Can you talk about the kind of person, in your opinion, would be interested in Practical Buddhism over normal Buddhism? Why would they consider your version of Buddhism over any other? What kind of person would be attracted to it?

Barry: Spiritual Rebels – those who see themselves as going against the stream of society’s mass consumerism, greed, excessive materialism, and the repressive conservatism of Big Religion. That describes the kind of person that would find a home in Practical Buddhism. It differs from other traditions in the ways that I’ve described already, specifically, there are no robes, rituals, or ceremonies – it’s Buddhism without the robes and ritual.  It’s for those who have already gotten passed these stereotypical images and want to get on with awakening.

Recently, my youngest son has embraced a morning meditation time. He sees himself as a rebel, as I’ve described above, and is a punk rock musician as well. I gave him a copy of Dharma Punx, by Noah Levine, a punk rock guy who spent his childhood in juvenile hall (jail for minors in the US) and ultimately found his way out of addiction and violence via meditation and went on to found Against the Stream Buddhist Meditation Society. Within this 2,600 year-old set of teachings, he’s found a way of living that was relevant to even his his generation. That’s the enduring legacy of Buddhism; it’s relevant to any generation.

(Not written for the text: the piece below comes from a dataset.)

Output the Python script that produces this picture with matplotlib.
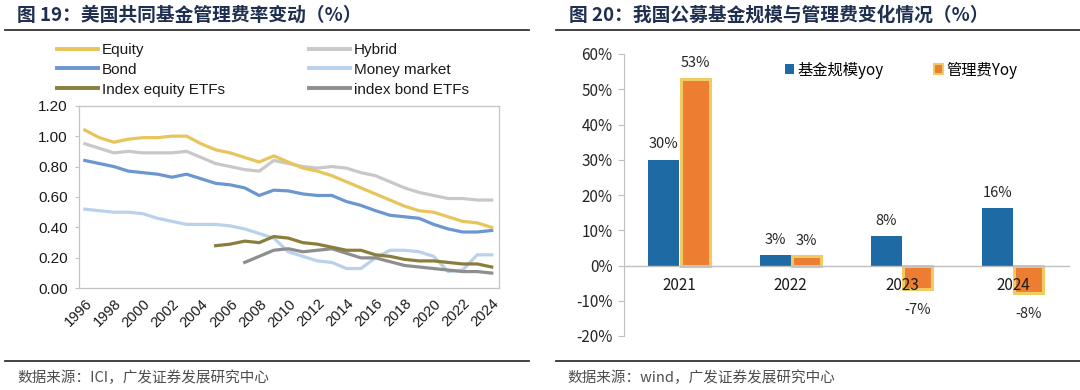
import numpy as np
import matplotlib
matplotlib.use("Agg")
import matplotlib.pyplot as plt
from matplotlib.lines import Line2D
from matplotlib.patches import Patch
from matplotlib.ticker import FuncFormatter

plt.rcParams['font.family'] = ['Noto Sans CJK SC', 'DejaVu Sans']

# ---- left chart data (ICI expense ratios, %) ----
years = np.arange(1996, 2025)
equity = [1.04, 0.99, 0.96, 0.98, 0.99, 0.99, 1.00, 1.00, 0.95, 0.91,
          0.89, 0.86, 0.83, 0.87, 0.83, 0.79, 0.77, 0.74, 0.70, 0.66,
          0.62, 0.58, 0.54, 0.51, 0.50, 0.47, 0.44, 0.43, 0.40]
hybrid = [0.95, 0.92, 0.89, 0.90, 0.89, 0.89, 0.89, 0.90, 0.86, 0.82,
          0.80, 0.78, 0.77, 0.84, 0.82, 0.80, 0.79, 0.80, 0.79, 0.76,
          0.74, 0.70, 0.66, 0.63, 0.61, 0.59, 0.59, 0.58, 0.58]
bond = [0.84, 0.82, 0.80, 0.77, 0.76, 0.75, 0.73, 0.75, 0.72, 0.69,
        0.68, 0.66, 0.61, 0.645, 0.64, 0.62, 0.61, 0.61, 0.57, 0.545,
        0.51, 0.48, 0.47, 0.46, 0.42, 0.39, 0.37, 0.37, 0.38]
money = [0.52, 0.51, 0.50, 0.50, 0.49, 0.46, 0.44, 0.42, 0.42, 0.42,
         0.41, 0.39, 0.36, 0.33, 0.24, 0.21, 0.18, 0.17, 0.13, 0.13,
         0.20, 0.25, 0.25, 0.24, 0.21, 0.11, 0.12, 0.22, 0.22]
ieq_years = np.arange(2005, 2025)
idx_equity = [0.28, 0.29, 0.31, 0.30, 0.34, 0.33, 0.30, 0.29, 0.27, 0.25,
              0.25, 0.22, 0.21, 0.19, 0.18, 0.18, 0.17, 0.16, 0.16, 0.14]
ibd_years = np.arange(2007, 2025)
idx_bond = [0.17, 0.21, 0.25, 0.26, 0.24, 0.25, 0.26, 0.23, 0.20, 0.20,
            0.175, 0.15, 0.14, 0.13, 0.12, 0.11, 0.11, 0.10]

# ---- right chart data (%) ----
cats = ['2021', '2022', '2023', '2024']
scale_yoy = [30.0, 3.0, 8.4, 16.2]
fee_yoy = [53.0, 2.6, -6.6, -7.7]

W, H = 1080, 390
fig = plt.figure(figsize=(W / 100, H / 100), dpi=100)

def fx(px):
    return px / W

def fy(py):
    return 1 - py / H

title_col = '#1E2F4F'
src_col = '#4D4D4D'

# titles, rules and source notes
fig.text(fx(17), fy(15), '图 19：美国共同基金管理费率变动（%）', fontsize=13.5,
         fontweight='bold', color=title_col, va='center', ha='left')
fig.text(fx(569), fy(15), '图 20：我国公募基金规模与管理费变化情况（%）', fontsize=13.5,
         fontweight='bold', color=title_col, va='center', ha='left')
for x0, x1 in [(5, 529), (556, 1080)]:
    fig.add_artist(Line2D([fx(x0), fx(x1)], [fy(29.5)] * 2, color='#333333', lw=1.3))
    fig.add_artist(Line2D([fx(x0), fx(x1)], [fy(361)] * 2, color='#333333', lw=1.3))
fig.text(fx(17), fy(378), '数据来源：ICI，广发证券发展研究中心', fontsize=10.5,
         color=src_col, va='center', ha='left')
fig.text(fx(567), fy(378), '数据来源：wind，广发证券发展研究中心', fontsize=10.5,
         color=src_col, va='center', ha='left')

# ---- left chart ----
ax = fig.add_axes([fx(79), fy(288.3), fx(420), 182.6 / H])
lw = 2.3
series = [
    (years, equity, '#E8C55A', 'Equity'),
    (years, bond, '#6B96D0', 'Bond'),
    (ieq_years, idx_equity, '#8A7E3C', 'Index equity ETFs'),
    (years, hybrid, '#C8C8C8', 'Hybrid'),
    (years, money, '#B9D1EB', 'Money market'),
    (ibd_years, idx_bond, '#8E8E8E', 'index bond ETFs'),
]
# draw order: light ones first
draw_order = [4, 3, 5, 2, 1, 0]
for i in draw_order:
    xs, ys, c, name = series[i]
    ax.plot(xs, ys, color=c, lw=lw, solid_joinstyle='round')
handles = [Line2D([], [], color=c, lw=2.8) for _, _, c, _ in series]
labels = [s[3] for s in series]

ax.set_xlim(1995.6, 2024.5)
ax.set_ylim(0, 1.2)
ax.set_yticks(np.arange(0, 1.21, 0.2))
ax.yaxis.set_major_formatter(FuncFormatter(lambda v, p: f'{v:.2f}'))
ax.set_xticks(np.arange(1996, 2025, 2))
for lab in ax.get_xticklabels():
    lab.set_rotation(45)
    lab.set_ha('right')
    lab.set_rotation_mode('anchor')
for sp in ax.spines.values():
    sp.set_color('#C4C4C4')
    sp.set_linewidth(0.9)
ax.tick_params(axis='y', length=3, color='#C4C4C4', labelsize=11, pad=5,
               labelcolor='#1A1A1A')
ax.tick_params(axis='x', length=0, labelsize=10.5, pad=6, labelcolor='#1A1A1A')
for lab in ax.get_xticklabels() + ax.get_yticklabels():
    lab.set_family(['Liberation Sans', 'DejaVu Sans'])

leg = fig.legend(handles, labels, ncol=2, loc='upper left',
                 bbox_to_anchor=(fx(57), fy(43)), frameon=False,
                 borderpad=0, borderaxespad=0, handlelength=2.7,
                 handletextpad=0.25, columnspacing=5.5, labelspacing=0.38,
                 prop={'family': ['Liberation Sans', 'DejaVu Sans'], 'size': 11})
for t in leg.get_texts():
    t.set_color('#1A1A1A')

# ---- right chart ----
bx = fig.add_axes([fx(623.8), fy(336), fx(445.2), 282 / H])
bx.set_axisbelow(False)
xpos = np.arange(len(cats))
bw = 0.28
blue = '#1D6AA5'
orange = '#ED7D31'
edge = '#EFCB62'
bx.bar(xpos - bw / 2, scale_yoy, bw, color=blue, zorder=1)
bx.bar(xpos + bw / 2, fee_yoy, bw * 0.93, color=orange, edgecolor=edge,
       linewidth=2.2, zorder=1)

for xi, v in zip(xpos - bw / 2, scale_yoy):
    bx.annotate(f'{v:.0f}%', (xi, v), xytext=(0, 6), textcoords='offset points',
                ha='center', va='bottom', fontsize=10.5, color='#262626')
for xi, v in zip(xpos + bw / 2, fee_yoy):
    if v >= 0:
        bx.annotate(f'{v:.0f}%', (xi, v), xytext=(0, 6), textcoords='offset points',
                    ha='center', va='bottom', fontsize=10.5, color='#262626')
    else:
        bx.annotate(f'{v:.0f}%', (xi, v), xytext=(0, -10), textcoords='offset points',
                    ha='center', va='top', fontsize=10.5, color='#262626')

bx.set_xlim(-0.5, 3.5)
bx.set_ylim(-20, 60)
bx.set_yticks(np.arange(-20, 61, 10))
bx.yaxis.set_major_formatter(FuncFormatter(lambda v, p: f'{v:.0f}%'))
bx.set_xticks(xpos, cats)
bx.spines['top'].set_visible(False)
bx.spines['right'].set_visible(False)
bx.spines['bottom'].set_position(('data', 0))
bx.spines['bottom'].set_color('#BFBFBF')
bx.spines['bottom'].set_linewidth(1.0)
bx.spines['left'].set_color('#BFBFBF')
bx.tick_params(axis='y', length=4, color='#BFBFBF', labelsize=11, pad=4,
               labelcolor='#262626')
bx.tick_params(axis='x', length=0, labelsize=11, pad=8, labelcolor='#1A1A1A')

lh = [Patch(facecolor=blue, edgecolor='none'),
      Patch(facecolor=orange, edgecolor=edge, linewidth=1.5)]
bx.legend(lh, ['基金规模yoy', '管理费Yoy'], ncol=2, loc='center left',
          bbox_to_anchor=(fx(785), fy(70)), bbox_transform=fig.transFigure,
          frameon=False, borderpad=0, borderaxespad=0, handlelength=0.6,
          handleheight=0.6, handletextpad=0.2, columnspacing=3.3,
          prop={'size': 11})

fig.savefig('out.png', dpi=100)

When people understand that Buddhism is a non-theistic set of practices aimed at eliminating suffering, they feel less threatened and begin a search among the traditions for what feels like the best fit for them, similar to how you described your search. Practical Buddhism differs from other traditions in than it’s really a minimalist type of Buddhism. It includes the essentials for living a life of non-suffering.

Alan: I like that term – spiritual rebels. For a while in my relatively recent past I saw myself as a ‘warrior sage’: The warrior sage has nothing to prove to anyone. He lives his own life, not for others, but for what is true for himself. He doesn’t care what people think of him, and he doesn’t do things to please them. To an extent, I still think that of myself, but recognise it as a personal growth phase I was going through in my life.

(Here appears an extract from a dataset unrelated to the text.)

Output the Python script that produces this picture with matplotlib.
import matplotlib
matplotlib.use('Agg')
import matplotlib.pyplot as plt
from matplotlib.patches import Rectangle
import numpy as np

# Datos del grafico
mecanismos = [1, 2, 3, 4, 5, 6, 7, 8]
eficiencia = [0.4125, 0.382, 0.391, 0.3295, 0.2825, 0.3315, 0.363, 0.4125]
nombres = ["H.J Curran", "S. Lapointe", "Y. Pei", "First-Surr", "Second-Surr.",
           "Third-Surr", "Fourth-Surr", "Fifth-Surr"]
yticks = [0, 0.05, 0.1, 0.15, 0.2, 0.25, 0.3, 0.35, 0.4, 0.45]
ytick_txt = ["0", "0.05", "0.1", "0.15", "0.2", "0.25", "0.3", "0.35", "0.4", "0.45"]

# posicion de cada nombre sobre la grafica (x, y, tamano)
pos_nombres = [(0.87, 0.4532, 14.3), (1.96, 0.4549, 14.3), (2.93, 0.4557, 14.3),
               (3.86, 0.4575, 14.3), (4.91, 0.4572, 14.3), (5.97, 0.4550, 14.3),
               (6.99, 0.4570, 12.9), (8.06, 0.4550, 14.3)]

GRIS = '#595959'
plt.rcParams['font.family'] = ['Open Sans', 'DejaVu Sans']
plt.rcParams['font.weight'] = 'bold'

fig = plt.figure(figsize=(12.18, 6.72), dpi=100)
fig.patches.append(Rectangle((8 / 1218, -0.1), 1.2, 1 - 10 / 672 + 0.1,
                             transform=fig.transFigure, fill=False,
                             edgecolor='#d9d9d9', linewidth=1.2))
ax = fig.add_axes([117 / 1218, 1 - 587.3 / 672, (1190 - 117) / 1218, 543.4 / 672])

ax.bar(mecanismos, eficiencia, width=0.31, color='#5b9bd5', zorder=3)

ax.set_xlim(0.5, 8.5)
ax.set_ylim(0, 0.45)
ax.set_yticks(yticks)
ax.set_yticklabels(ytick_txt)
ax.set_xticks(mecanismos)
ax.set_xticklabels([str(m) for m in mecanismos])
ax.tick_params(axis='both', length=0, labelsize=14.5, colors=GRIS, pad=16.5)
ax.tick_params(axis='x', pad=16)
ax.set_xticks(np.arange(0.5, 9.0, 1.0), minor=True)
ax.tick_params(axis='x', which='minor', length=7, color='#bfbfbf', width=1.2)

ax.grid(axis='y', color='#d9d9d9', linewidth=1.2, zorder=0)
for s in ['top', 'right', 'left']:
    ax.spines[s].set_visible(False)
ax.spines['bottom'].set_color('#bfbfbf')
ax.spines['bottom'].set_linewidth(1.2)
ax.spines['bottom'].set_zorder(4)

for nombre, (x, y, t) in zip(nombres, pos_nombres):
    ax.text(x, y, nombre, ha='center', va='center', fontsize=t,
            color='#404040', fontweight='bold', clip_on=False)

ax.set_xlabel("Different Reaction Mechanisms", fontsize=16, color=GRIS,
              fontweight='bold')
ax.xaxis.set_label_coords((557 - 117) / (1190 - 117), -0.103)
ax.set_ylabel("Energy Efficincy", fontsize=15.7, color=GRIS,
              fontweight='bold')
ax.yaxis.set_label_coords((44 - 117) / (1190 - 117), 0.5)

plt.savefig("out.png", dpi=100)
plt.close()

And on the topic of growth, what are your Practical Buddhism goals for the future? Where do you see yourself in 2020?Are you going to establish some kind of school for Practical Buddhism? Or will you rely only on your blog and books that you write?

Barry: That’s a good question and one that I’m not sure I can answer definitively. On the website I have a page dedicated to the mission of The Practical Buddhist, as I see it. I write: “I want to foster a worldwide movement of liberated people, from all walks of life, freed from the chains of their own suffering and empowered to accomplish anything.” That’s the mission and the vision, albeit fuzzy vision at this point.

In 2020, I’d like to have established a subscriber base of 20,000 readers. That would require a much greater visibility and a much higher degree of public media interaction (which is nonexistent now).  To date, I’ve not seen TPB as a business. But in order to grow the blog to this level of readership, I will need to think about it as a business, kind of like The Minimalists do for their site.

I’m working on a book of essential essays for both eBook and print distribution with a working title of Essential Essays for the Practical Buddhist. However The Minimalists, who I just mentioned, recently published a book called… Essential Essays… so I think I need a more original title. I thought I might use the tile of one recent essay called, The Buddhist Who Says F*ck and Other Essential Essays. I’m still considering something like that.

Alan: I, for one, quite like the idea of ‘Buddhism for the real world’. I have some suspicions I might even become a member, proponent or practitioner of some kind. I guess I’m already a proponent of it, by encouraging you to spread your word on this blog. We’ll see where that takes me.

Anyway Barry, I think that will do for today. Thank you so very much for your time and participation in this interview, it’s really appreciated. I look forward to being part of your ongoing endeavours with Practical Buddhism, and I hope that this interview allows a few more people the opportunity to find something they can relate to and get in touch with you. All the best!